Audifax Rios: Chuva de adivinhação

Por *Audifax Rios

Ora, a lua surgiu embarcada, vermelha e grande, por trás da silhueta do carnaubal que margeia o Rio das Garças, aura acinzentada a indicar uma boa quadra invernosa como preconizavam os acreditados profetas de chuva de patrasmente. Profeta agora é figurinha difícil, os computadores dos serviços meteorológicos ditam as normas celestiais, escaneiam caminhos de São Thiago e outras estrelas; galáxias e constelações ficaram apenas nos sonetos parnasianos e nos compêndios de geografia de remotos educandários. Indagora estes últimos quixotes reúnem-se em congressos meio aos pedregulhos do Quixadá, ambiente propício para analisar os moinhos de vento legados pelos bruxos de outrora que se baseavam, outrossim, nas florações dos arbustos e cardumes miúdos e bichinhos aparentemente insignificantes como os pebas do sertanejo Roque Macedo.

Aqui por essas bandas andamos entrevistando uns adivinhos já modernizados, isto já vai pra lá de quarentanos, material para uma monografia sobre o assunto premiada em concurso. Dorico Braga era mais rezador que adivinhador e suas experiências calcadas na crendice dispensavam comprovações. Transmitia ensinamentos avoengos, adaptava os postulados consagrados aos ditames dos órgãos oficiais de meteorologia, e dessa salada tirava suas próprias conclusões as quais saía a derramar pela feira do mercado e o patamar da matriz a uma platéia crédula em suas benditas palavras saídas de um quengo embranquecido pela carapinha nonagenária.

Quando menino, nas andanças cartoriais do pai pela zona rural, conhecemos nas Intãs ou Espinhos, um senhor, igualmente avançado em idade, dado a vaticínios de secas e invernos, acreditado e solicitado naqueles arredores por agricultores e criadores desconfiados das benesses divinas. Eduardo Rocha, se não me engano, remelentos olhos azuis, cara de santo, vestes de personagem da história sagrada. Dava a impressão de que todas as chuvas passavam pela sua peneira e os verões brabos traziam sua assinatura de fogo. Mas os lavradores botavam mesmo fé nos santos dos altares, com esplendor de ouro e andor de madeira de lei. Estes tinham o aval da Santa Madre e confabulavam diretamente com as autoridades celestiais bem familiarizadas com o Sete Estrelo e o Cruzeiro do Sul. Não um Roque Macedo, mago humano e magro, cujo incenso aplicado nos ritos era a inhaca de seus malditos pebas e o vinho sagrado não passava de suor dos vazios muares. Quantos aos santos cristianizados, sim, eram imagens de gesso e madeira, porém detinham dotes sobejamente comprovados em milagres de corpo e alma, pagos com muita reza, terra e espórtulas em dinheiro vivo.
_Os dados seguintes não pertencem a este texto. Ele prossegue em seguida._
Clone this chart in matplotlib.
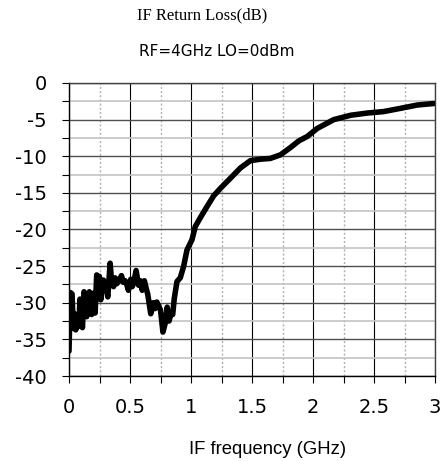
import matplotlib
matplotlib.use('Agg')
import matplotlib.pyplot as plt
from matplotlib.ticker import MultipleLocator

# IF return loss trace (GHz, dB)
freq = [0.0, 0.005, 0.01, 0.025, 0.035, 0.045, 0.055, 0.07, 0.08, 0.09, 0.1,
        0.11, 0.123, 0.135, 0.145, 0.155, 0.167, 0.178, 0.186, 0.193, 0.2, 0.207,
        0.214, 0.227, 0.24, 0.249, 0.26, 0.272, 0.282, 0.292, 0.301, 0.31, 0.318,
        0.337, 0.35, 0.365, 0.378, 0.392, 0.405, 0.418, 0.43, 0.445, 0.46, 0.475,
        0.487, 0.506, 0.518, 0.53, 0.55, 0.57, 0.585, 0.6, 0.618, 0.632, 0.645,
        0.67, 0.69, 0.705, 0.72, 0.75, 0.77, 0.79, 0.805, 0.82, 0.835, 0.85,
        0.863, 0.885, 0.912, 0.94, 0.967, 1.008, 1.035, 1.076, 1.13, 1.186, 1.24,
        1.323, 1.405, 1.487, 1.57, 1.65, 1.734, 1.816, 1.884, 1.953, 2.035, 2.17,
        2.31, 2.446, 2.58, 2.72, 2.857, 2.99]
rl_db = [-36.6, -33.0, -28.6, -28.8, -33.5, -31.5, -33.7, -32.8, -33.2, -29.5, -31.0,
         -33.4, -28.5, -29.0, -31.9, -29.0, -28.5, -31.0, -31.6, -29.5, -28.7, -30.5,
         -31.4, -26.2, -26.8, -26.4, -29.6, -27.5, -26.9, -28.0, -27.3, -28.5, -29.2,
         -24.6, -27.3, -27.8, -26.6, -27.4, -27.1, -26.7, -26.3, -27.2, -27.0, -27.6,
         -28.3, -26.8, -27.8, -27.3, -25.6, -27.6, -27.0, -28.3, -27.0, -28.0, -28.8,
         -31.5, -30.0, -30.8, -29.9, -31.0, -34.0, -32.7, -30.6, -32.5, -31.5, -31.6,
         -29.4, -27.1, -26.6, -25.0, -22.8, -21.4, -19.6, -18.4, -16.9, -15.4, -14.4,
         -13.0, -11.6, -10.6, -10.4, -10.3, -9.8, -8.8, -7.9, -7.3, -6.2, -5.0,
         -4.4, -4.1, -3.9, -3.45, -3.0, -2.8]

title = 'IF Return Loss(dB)'
subtitle = 'RF=4GHz LO=0dBm'
xlabel = 'IF frequency (GHz)'

fig = plt.figure(figsize=(4.45, 4.61), dpi=100)
ax = fig.add_axes([69 / 445, 1 - 376 / 461, 366 / 445, 293 / 461])

ax.plot(freq, rl_db, color='black', linewidth=4.0, solid_joinstyle='round',
        solid_capstyle='round', zorder=3)

ax.set_xlim(0, 3)
ax.set_ylim(-40, 0)
ax.xaxis.set_major_locator(MultipleLocator(0.5))
ax.xaxis.set_minor_locator(MultipleLocator(0.25))
ax.yaxis.set_major_locator(MultipleLocator(5))
ax.yaxis.set_minor_locator(MultipleLocator(2.5))

# grid: solid major, dotted/light minor
ax.grid(which='major', axis='x', color='black', linewidth=0.8, linestyle='-')
ax.grid(which='minor', axis='x', color='#b0b0b0', linewidth=1.0, linestyle=(0, (1.5, 1.5)))
ax.grid(which='major', axis='y', color='#505050', linewidth=1.0, linestyle='-')
ax.grid(which='minor', axis='y', color='#c4c4c4', linewidth=1.2, linestyle='-')
ax.set_axisbelow(True)

for side in ['top', 'right']:
    ax.spines[side].set_color('#404040')
    ax.spines[side].set_linewidth(1.0)
for side in ['left', 'bottom']:
    ax.spines[side].set_color('black')
    ax.spines[side].set_linewidth(1.0)

ax.tick_params(axis='y', which='both', direction='out', length=5, width=0.8,
               labelsize=14, pad=11)
ax.tick_params(axis='x', which='both', direction='out', length=5, width=0.8,
               labelsize=14, pad=11)
ax.tick_params(axis='x', which='minor', labelbottom=False)

fmt = lambda v: ('%g' % v)
ax.set_xticks([0, 0.5, 1, 1.5, 2, 2.5, 3])
ax.set_xticklabels([fmt(v) for v in [0, 0.5, 1, 1.5, 2, 2.5, 3]])
ax.set_yticks(list(range(-40, 1, 5)))
ax.set_yticklabels([fmt(v) for v in range(-40, 1, 5)])
for lab in ax.get_xticklabels() + ax.get_yticklabels():
    lab.set_family('DejaVu Sans')

fig.text(202 / 445, 1 - 15 / 461, title, ha='center', va='center',
         fontsize=12, family='Liberation Serif')
fig.text(217 / 445, 1 - 52 / 461, subtitle, ha='center', va='center',
         fontsize=11, family='DejaVu Sans')
fig.text(268 / 445, 1 - 449 / 461, xlabel, ha='center', va='center',
         fontsize=13.3, family='Liberation Sans')

fig.savefig('out.png', dpi=100)
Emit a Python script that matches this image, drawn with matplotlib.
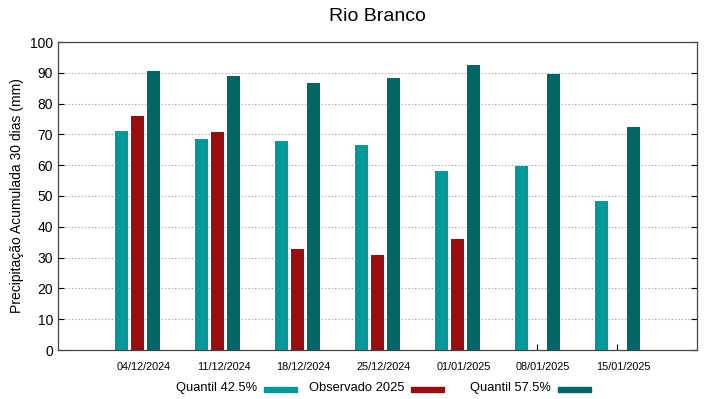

Enquanto isso vamos verificando casas de joão de barro, ovas dos aruás; procissões de formigas com os filhotes na cabeça feitos véus de noiva; florações do pau branco, frutificações dos cajus e carnaúbas; ovas de curimatãs e tucunarés… E levantando a cabeça para o alto, desvendando o topo embranquecido do Mucuripe, divisando a barra do sol no poente, apontando a estrela d’alva chorosa e acompanhando as aves que planam neste vasto céu de anil.

Esperemos com fé, há de chover. Senão tá todo mundo pebado. E os políticos instalarão mais uma vez as tenazes da indústria da seca. No ano em que os estádios de futebol parecerão enormes cacimbões ou douradas piscinas lotadas de uma multidão a esperar ansiosa uma chuva de gols. Enquanto no sertão brabo o pobre agricultor ainda caminha olhando para o céu à cata de algum prenúncio benfazejo. Na tevê os novos profetas não são tão convincentes apesar do aparato tecnológico. O matuto ainda pensa que se a chuva vem do céu é porque é de Deus. Não será máquina de gringo que vai gerar a invernada, como na conhecida anedota. Go home, parceiro, terra em que um jumento sabe mais que o computador não comporta nossa ciência.

Ora, a lua amiudou, as tardes estão quentes, tudo voltou como dantes no sertão de Santa Ana. Desçam dos céus Dorico Braga, Eduardo Rocha, Roque Macedo, vocês que são mestres no metiê vejam como se comportam os animais, as plantas e as estrelas e troquem isso em miúdos, em gotas d’água para molhar a terra e os olhos dos que trabalham nela. Bendito seja.